Newhart glanced at his watch. “I’ll let them tell you about that. Yesterday they were polite, but cryptic. This morning, they paid a second call and were more informative. Enough, anyway, to scare the daylights out of me. Thank heaven they seemed friendly, though. I wouldn’t like to face them if I had a bad conscience.”

“And they are coming back tonight?” Mathison didn’t hide his amazement.

“To talk with you. The name of Emil Burch triggered them off.”

“And who is he actually?” That was something Mathison had been wondering about for the last twenty-eight hours, ever since he stood in Bryant’s shop and stared down at a cheque.
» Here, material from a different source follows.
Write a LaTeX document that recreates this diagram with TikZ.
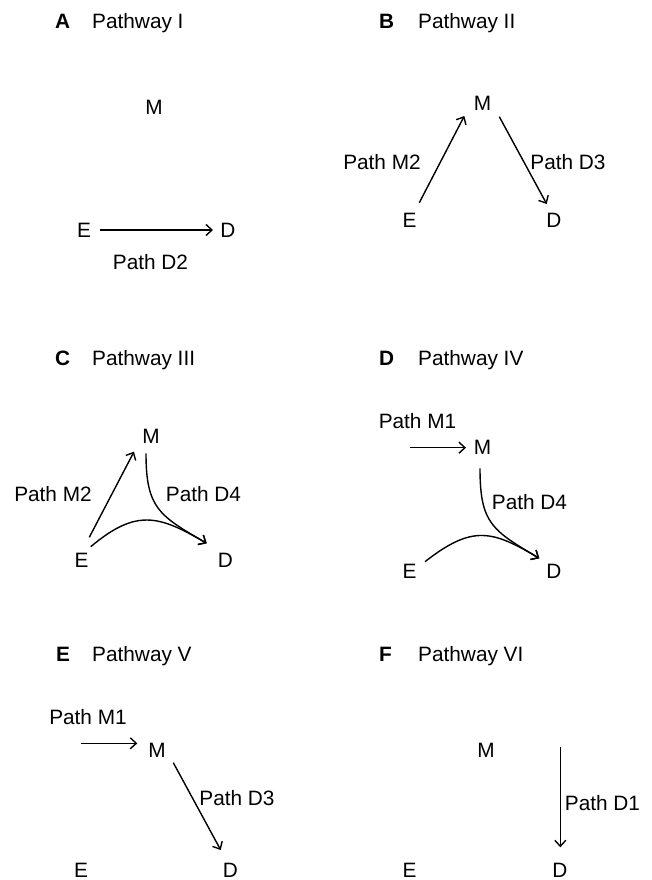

Newhart’s voice dropped instinctively. “It seems he acts as a paymaster for undercover activities against the United States.”

Mathison’s amazement changed to incredulity. “They’re putting you on, Jimmy.”
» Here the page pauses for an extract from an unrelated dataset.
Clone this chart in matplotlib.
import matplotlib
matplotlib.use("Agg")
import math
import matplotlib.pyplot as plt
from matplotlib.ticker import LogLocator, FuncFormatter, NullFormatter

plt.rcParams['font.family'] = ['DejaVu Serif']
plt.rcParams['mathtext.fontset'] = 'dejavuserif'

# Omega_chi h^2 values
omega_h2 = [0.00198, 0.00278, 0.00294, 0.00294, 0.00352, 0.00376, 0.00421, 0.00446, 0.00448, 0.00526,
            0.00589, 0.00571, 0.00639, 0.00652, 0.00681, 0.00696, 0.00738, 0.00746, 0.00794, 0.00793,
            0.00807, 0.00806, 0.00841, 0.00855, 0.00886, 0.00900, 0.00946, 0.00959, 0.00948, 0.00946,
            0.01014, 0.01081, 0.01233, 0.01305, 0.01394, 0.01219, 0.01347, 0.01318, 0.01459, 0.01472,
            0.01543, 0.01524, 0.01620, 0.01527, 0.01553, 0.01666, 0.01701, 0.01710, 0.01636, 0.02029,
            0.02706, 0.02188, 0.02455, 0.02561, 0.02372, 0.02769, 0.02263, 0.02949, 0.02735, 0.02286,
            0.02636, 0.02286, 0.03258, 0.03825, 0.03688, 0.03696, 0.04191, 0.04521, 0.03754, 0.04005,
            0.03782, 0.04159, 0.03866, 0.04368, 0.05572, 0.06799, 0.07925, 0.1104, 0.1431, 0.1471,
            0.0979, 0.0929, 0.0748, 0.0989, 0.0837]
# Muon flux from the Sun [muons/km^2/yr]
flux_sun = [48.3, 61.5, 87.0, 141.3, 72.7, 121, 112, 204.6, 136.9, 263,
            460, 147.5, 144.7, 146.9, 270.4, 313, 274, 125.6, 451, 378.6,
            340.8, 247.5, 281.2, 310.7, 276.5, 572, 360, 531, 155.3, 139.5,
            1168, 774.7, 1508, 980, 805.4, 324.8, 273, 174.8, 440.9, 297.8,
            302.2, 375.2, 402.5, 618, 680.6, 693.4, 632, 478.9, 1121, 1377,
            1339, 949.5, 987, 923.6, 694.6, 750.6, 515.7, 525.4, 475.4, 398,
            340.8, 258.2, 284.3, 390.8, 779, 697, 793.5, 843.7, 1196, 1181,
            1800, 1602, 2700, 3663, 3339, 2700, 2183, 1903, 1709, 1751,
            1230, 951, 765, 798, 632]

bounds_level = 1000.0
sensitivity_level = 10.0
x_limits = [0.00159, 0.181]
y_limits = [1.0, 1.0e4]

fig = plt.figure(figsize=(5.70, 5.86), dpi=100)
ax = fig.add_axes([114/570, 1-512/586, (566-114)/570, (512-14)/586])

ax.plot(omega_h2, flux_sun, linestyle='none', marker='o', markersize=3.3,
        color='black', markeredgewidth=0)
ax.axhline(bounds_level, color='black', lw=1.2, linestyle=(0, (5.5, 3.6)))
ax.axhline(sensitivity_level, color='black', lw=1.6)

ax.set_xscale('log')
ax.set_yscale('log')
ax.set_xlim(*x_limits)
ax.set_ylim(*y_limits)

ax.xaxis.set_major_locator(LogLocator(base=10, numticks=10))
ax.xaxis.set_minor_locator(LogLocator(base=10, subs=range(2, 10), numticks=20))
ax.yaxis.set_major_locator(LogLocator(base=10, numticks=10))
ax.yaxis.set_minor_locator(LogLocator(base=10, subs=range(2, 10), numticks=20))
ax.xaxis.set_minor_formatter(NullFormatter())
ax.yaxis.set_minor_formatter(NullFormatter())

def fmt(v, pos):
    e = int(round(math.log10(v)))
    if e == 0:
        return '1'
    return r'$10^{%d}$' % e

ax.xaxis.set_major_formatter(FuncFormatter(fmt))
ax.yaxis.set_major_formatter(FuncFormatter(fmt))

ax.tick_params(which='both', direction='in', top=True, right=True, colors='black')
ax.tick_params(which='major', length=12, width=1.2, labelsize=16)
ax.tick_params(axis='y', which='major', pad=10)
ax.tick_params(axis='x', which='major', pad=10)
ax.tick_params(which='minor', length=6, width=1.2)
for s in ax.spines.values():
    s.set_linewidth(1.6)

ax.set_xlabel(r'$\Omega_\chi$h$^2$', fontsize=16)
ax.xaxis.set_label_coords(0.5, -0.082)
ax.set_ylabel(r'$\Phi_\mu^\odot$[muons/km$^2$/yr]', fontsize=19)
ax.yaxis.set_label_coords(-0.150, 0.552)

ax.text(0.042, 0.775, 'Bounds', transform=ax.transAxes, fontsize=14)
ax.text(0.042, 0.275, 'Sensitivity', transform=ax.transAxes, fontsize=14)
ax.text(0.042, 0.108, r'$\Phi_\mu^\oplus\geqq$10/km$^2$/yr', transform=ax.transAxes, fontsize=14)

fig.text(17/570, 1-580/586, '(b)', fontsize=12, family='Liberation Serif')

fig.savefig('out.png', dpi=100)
“You just wait and see about that. In the meantime, have a look at this article—it was published about two weeks ago.” He consulted the date heading a page torn from the New York
Times
. “Yes, Sunday, September 18.” He handed it over.
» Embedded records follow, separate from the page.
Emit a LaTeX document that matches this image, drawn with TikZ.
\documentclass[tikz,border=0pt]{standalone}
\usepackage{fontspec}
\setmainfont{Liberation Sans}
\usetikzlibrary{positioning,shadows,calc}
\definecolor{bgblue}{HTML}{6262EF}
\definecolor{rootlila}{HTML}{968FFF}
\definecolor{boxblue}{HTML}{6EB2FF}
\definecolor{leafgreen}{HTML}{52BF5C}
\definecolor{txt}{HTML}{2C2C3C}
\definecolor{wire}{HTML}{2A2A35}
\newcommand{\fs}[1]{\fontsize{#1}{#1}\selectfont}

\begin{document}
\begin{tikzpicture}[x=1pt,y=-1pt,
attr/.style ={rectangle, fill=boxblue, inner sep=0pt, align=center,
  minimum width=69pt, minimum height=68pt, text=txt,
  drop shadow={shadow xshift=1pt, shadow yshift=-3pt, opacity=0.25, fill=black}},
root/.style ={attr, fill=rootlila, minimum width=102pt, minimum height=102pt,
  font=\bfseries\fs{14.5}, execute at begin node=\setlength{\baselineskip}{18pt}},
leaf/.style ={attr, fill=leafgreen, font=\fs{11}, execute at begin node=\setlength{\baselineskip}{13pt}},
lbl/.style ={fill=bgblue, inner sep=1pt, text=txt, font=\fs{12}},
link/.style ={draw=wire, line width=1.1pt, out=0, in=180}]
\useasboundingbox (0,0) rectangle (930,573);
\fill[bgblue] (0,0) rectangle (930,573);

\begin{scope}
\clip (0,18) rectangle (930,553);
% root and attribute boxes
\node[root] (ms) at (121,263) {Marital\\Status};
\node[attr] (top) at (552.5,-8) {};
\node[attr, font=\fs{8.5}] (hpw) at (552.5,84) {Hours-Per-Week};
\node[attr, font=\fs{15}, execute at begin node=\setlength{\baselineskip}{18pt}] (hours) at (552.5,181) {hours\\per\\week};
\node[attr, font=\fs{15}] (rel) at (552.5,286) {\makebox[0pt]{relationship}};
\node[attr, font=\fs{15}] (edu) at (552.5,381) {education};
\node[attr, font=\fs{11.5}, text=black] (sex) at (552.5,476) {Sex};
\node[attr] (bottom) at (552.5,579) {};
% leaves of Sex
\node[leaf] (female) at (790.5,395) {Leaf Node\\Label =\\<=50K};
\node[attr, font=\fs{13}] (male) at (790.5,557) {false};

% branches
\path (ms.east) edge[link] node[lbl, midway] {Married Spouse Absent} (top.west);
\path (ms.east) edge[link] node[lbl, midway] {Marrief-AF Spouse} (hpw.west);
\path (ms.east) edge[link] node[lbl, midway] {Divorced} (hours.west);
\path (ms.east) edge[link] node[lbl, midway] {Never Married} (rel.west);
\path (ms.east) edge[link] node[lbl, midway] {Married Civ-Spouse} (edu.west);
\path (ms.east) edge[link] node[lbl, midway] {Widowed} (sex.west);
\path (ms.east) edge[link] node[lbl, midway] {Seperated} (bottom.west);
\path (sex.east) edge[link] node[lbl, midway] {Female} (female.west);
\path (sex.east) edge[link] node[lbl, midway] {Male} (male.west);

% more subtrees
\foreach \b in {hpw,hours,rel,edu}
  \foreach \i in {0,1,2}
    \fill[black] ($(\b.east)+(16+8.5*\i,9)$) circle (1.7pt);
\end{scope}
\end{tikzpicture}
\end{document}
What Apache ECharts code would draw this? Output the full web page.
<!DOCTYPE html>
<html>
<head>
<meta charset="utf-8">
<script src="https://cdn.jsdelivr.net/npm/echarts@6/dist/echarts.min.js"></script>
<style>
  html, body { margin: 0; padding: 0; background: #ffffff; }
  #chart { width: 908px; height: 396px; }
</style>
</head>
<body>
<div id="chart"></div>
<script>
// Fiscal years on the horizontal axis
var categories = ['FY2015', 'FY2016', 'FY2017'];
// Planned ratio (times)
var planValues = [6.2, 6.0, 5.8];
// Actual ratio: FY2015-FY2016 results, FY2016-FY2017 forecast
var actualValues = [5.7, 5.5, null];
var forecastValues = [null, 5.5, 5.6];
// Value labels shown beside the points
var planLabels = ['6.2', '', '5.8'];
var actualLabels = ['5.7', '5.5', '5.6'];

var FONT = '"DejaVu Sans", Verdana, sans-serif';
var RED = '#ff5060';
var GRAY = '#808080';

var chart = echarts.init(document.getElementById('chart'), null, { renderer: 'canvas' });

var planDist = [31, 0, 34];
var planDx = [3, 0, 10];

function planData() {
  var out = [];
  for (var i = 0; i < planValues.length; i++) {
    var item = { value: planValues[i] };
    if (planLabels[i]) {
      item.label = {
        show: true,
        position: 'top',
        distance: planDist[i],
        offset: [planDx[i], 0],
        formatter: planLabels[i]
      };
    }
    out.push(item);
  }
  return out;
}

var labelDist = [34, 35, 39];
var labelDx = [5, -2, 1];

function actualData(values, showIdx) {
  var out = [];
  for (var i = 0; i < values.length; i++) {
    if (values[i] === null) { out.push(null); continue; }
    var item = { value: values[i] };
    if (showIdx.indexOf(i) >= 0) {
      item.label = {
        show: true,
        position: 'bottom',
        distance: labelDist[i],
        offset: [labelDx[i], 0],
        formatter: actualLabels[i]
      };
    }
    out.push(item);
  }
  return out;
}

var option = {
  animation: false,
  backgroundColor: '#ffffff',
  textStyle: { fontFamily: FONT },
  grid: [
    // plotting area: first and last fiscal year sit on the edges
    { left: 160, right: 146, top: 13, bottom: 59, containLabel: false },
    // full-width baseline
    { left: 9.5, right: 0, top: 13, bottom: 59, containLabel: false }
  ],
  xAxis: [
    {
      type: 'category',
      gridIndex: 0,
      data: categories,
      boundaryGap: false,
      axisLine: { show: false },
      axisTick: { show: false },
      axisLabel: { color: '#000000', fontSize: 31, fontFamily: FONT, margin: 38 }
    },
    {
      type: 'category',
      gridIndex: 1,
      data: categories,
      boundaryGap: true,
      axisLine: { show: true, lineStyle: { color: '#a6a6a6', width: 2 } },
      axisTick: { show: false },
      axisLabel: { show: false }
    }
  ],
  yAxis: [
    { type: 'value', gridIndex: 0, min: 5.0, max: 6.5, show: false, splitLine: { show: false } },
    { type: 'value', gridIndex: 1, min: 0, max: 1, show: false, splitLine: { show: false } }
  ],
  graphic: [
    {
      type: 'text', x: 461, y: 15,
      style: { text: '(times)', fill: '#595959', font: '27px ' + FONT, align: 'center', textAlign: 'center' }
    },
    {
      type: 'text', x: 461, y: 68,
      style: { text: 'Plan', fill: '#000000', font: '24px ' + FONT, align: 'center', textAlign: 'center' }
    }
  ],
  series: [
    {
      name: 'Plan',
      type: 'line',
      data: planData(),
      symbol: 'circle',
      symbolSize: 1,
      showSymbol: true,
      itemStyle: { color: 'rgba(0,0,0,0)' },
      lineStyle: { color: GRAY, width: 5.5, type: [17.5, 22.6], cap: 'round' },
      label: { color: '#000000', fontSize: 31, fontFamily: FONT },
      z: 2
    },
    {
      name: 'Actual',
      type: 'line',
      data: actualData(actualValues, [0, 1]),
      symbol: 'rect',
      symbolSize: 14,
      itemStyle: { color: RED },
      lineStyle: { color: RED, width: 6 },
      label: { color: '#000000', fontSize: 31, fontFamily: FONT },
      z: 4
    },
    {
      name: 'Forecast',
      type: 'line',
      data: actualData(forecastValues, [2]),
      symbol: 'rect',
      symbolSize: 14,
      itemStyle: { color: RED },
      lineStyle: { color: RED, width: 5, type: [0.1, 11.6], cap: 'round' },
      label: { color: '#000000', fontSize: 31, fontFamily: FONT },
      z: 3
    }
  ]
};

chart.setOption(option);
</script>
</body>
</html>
Mathison recognised it. He had read the article with astonishment and a touch of vague disquiet—just the kind of combination that helped fix any news item in his memory. He looked again at the headline,
URANIUM LOSSES SPUR DRIVE FOR TIGHTER U.S. CONTROL OF FISSIONABLE MATERIALS.
“I can almost quote you the first paragraph,” he told Newhart. “The Atomic Energy Commission discovered that one of its industrial contractors had lost ‘more than 100 kilograms of highly enriched uranium—enough to fabricate six atomic bombs.’ Yes, I remember it. I also remember hoping pretty gloomily that someone, for Christ’s sake, was doing something about it somewhere.”

“Someone is,” Newhart reassured him. “I know that we can expect a small loss of one or even two per cent in most manufacturing processes using enriched uranium. But this stuff was U-235—highly enriched—absolutely essential for nuclear weapons. That’s the shocker. It seems we have been hitting a new high in carelessness. We are just too damned casual about such things—it isn’t as if U-235 grew on trees or could be smelted like iron.” And Newhart was off, into one of his newest interests. (He was publishing a book next spring called
The Nuclear Balance of Power
.)

Mathison lit a cigarette, listened intently as he smoked it slowly. The plants needed to produce highly enriched uranium were enormously intricate, occupied vast space, demanded fabulous investments. And, at first, success could not always be guaranteed.
The process was exceedingly difficult; for instance, one part of it consisted of four thousand filtering stages. So it could be possible that any country racing to produce nuclear weapons might search for a short cut by procuring U-235 illegally.